■ Given exercise: Leaving out the pictures, retype all the material exactly.

<<<<

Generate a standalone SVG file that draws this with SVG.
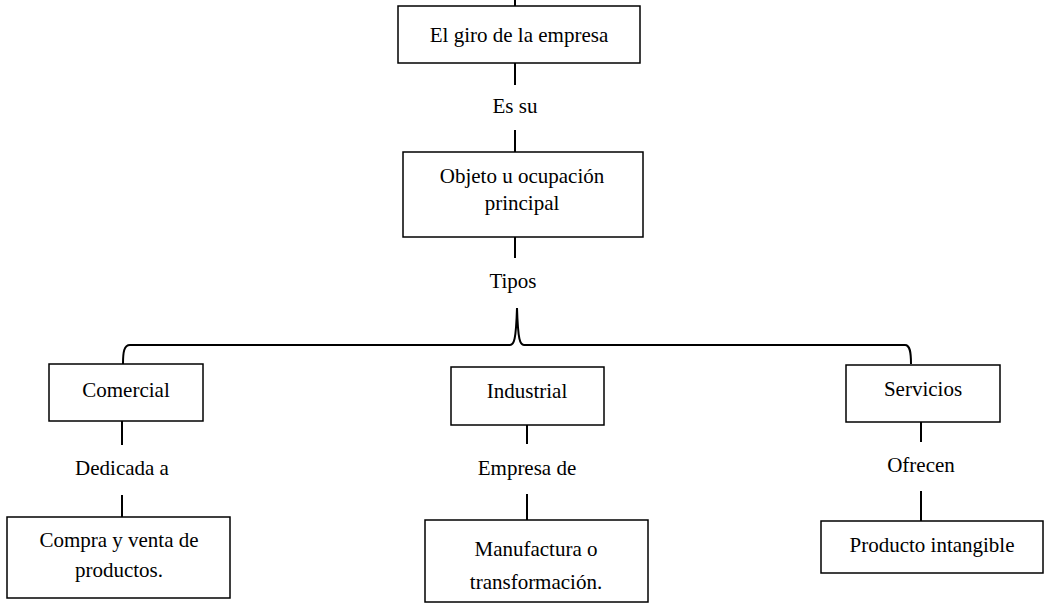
<svg xmlns="http://www.w3.org/2000/svg" width="1049" height="605" viewBox="0 0 1049 605">
<style>
.box{fill:#fff;stroke:#000;stroke-width:1.5}
.ln{fill:none;stroke:#000;stroke-width:2}
text{font-family:"Liberation Serif","Times New Roman",serif;font-size:21px;fill:#000;text-anchor:middle}
</style>
<rect width="1049" height="605" fill="#fff"/>
<g id="connectors">
<line class="ln" x1="515" y1="0" x2="515" y2="6"/>
<line class="ln" x1="515" y1="63" x2="515" y2="85"/>
<line class="ln" x1="515" y1="130" x2="515" y2="152"/>
<line class="ln" x1="515" y1="237" x2="515" y2="258"/>
<path class="ln" d="M123,364 C123,352 124,345 130,345 L510,345 C514,345 516,340 517,308 C518,340 520,345 524,345 L905,345 C910,345 911,352 911,364"/>
<line class="ln" x1="122" y1="421" x2="122" y2="445"/>
<line class="ln" x1="122" y1="495" x2="122" y2="517"/>
<line class="ln" x1="527" y1="425" x2="527" y2="444"/>
<line class="ln" x1="527" y1="494" x2="527" y2="520"/>
<line class="ln" x1="921" y1="422" x2="921" y2="442"/>
<line class="ln" x1="921" y1="491" x2="921" y2="521"/>
<text x="515" y="113">Es su</text>
<text x="513" y="288">Tipos</text>
<text x="122" y="475">Dedicada a</text>
<text x="527" y="475">Empresa de</text>
<text x="921" y="472">Ofrecen</text>
</g>
<g id="giro">
<rect class="box" x="398" y="6" width="242" height="57"/>
<text x="519" y="42">El giro de la empresa</text>
</g>
<g id="objeto">
<rect class="box" x="403" y="152" width="240" height="85"/>
<text x="522" y="183">Objeto u ocupación</text>
<text x="522" y="210">principal</text>
</g>
<g id="comercial">
<rect class="box" x="49" y="364" width="154" height="57"/>
<text x="126" y="397">Comercial</text>
</g>
<g id="industrial">
<rect class="box" x="451" y="367" width="153" height="58"/>
<text x="527" y="398">Industrial</text>
</g>
<g id="servicios">
<rect class="box" x="846" y="365" width="154" height="57"/>
<text x="923" y="396">Servicios</text>
</g>
<g id="compra">
<rect class="box" x="7" y="517" width="223" height="81"/>
<text x="119" y="547">Compra y venta de</text>
<text x="119" y="577">productos.</text>
</g>
<g id="manufactura">
<rect class="box" x="425" y="520" width="223" height="82"/>
<text x="536" y="556">Manufactura o</text>
<text x="536" y="589">transformación.</text>
</g>
<g id="producto">
<rect class="box" x="821" y="521" width="222" height="52"/>
<text x="932" y="552">Producto intangible</text>
</g>
</svg>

>>>>

■ Reply to the exercise:
Generate a standalone SVG file that draws this with SVG.
<svg xmlns="http://www.w3.org/2000/svg" width="1049" height="605" viewBox="0 0 1049 605">
<style>
.box{fill:#fff;stroke:#000;stroke-width:1.5}
.ln{fill:none;stroke:#000;stroke-width:2}
text{font-family:"Liberation Serif","Times New Roman",serif;font-size:21px;fill:#000;text-anchor:middle}
</style>
<rect width="1049" height="605" fill="#fff"/>
<g id="connectors">
<line class="ln" x1="515" y1="0" x2="515" y2="6"/>
<line class="ln" x1="515" y1="63" x2="515" y2="85"/>
<line class="ln" x1="515" y1="130" x2="515" y2="152"/>
<line class="ln" x1="515" y1="237" x2="515" y2="258"/>
<path class="ln" d="M123,364 C123,352 124,345 130,345 L510,345 C514,345 516,340 517,308 C518,340 520,345 524,345 L905,345 C910,345 911,352 911,364"/>
<line class="ln" x1="122" y1="421" x2="122" y2="445"/>
<line class="ln" x1="122" y1="495" x2="122" y2="517"/>
<line class="ln" x1="527" y1="425" x2="527" y2="444"/>
<line class="ln" x1="527" y1="494" x2="527" y2="520"/>
<line class="ln" x1="921" y1="422" x2="921" y2="442"/>
<line class="ln" x1="921" y1="491" x2="921" y2="521"/>
<text x="515" y="113">Es su</text>
<text x="513" y="288">Tipos</text>
<text x="122" y="475">Dedicada a</text>
<text x="527" y="475">Empresa de</text>
<text x="921" y="472">Ofrecen</text>
</g>
<g id="giro">
<rect class="box" x="398" y="6" width="242" height="57"/>
<text x="519" y="42">El giro de la empresa</text>
</g>
<g id="objeto">
<rect class="box" x="403" y="152" width="240" height="85"/>
<text x="522" y="183">Objeto u ocupación</text>
<text x="522" y="210">principal</text>
</g>
<g id="comercial">
<rect class="box" x="49" y="364" width="154" height="57"/>
<text x="126" y="397">Comercial</text>
</g>
<g id="industrial">
<rect class="box" x="451" y="367" width="153" height="58"/>
<text x="527" y="398">Industrial</text>
</g>
<g id="servicios">
<rect class="box" x="846" y="365" width="154" height="57"/>
<text x="923" y="396">Servicios</text>
</g>
<g id="compra">
<rect class="box" x="7" y="517" width="223" height="81"/>
<text x="119" y="547">Compra y venta de</text>
<text x="119" y="577">productos.</text>
</g>
<g id="manufactura">
<rect class="box" x="425" y="520" width="223" height="82"/>
<text x="536" y="556">Manufactura o</text>
<text x="536" y="589">transformación.</text>
</g>
<g id="producto">
<rect class="box" x="821" y="521" width="222" height="52"/>
<text x="932" y="552">Producto intangible</text>
</g>
</svg>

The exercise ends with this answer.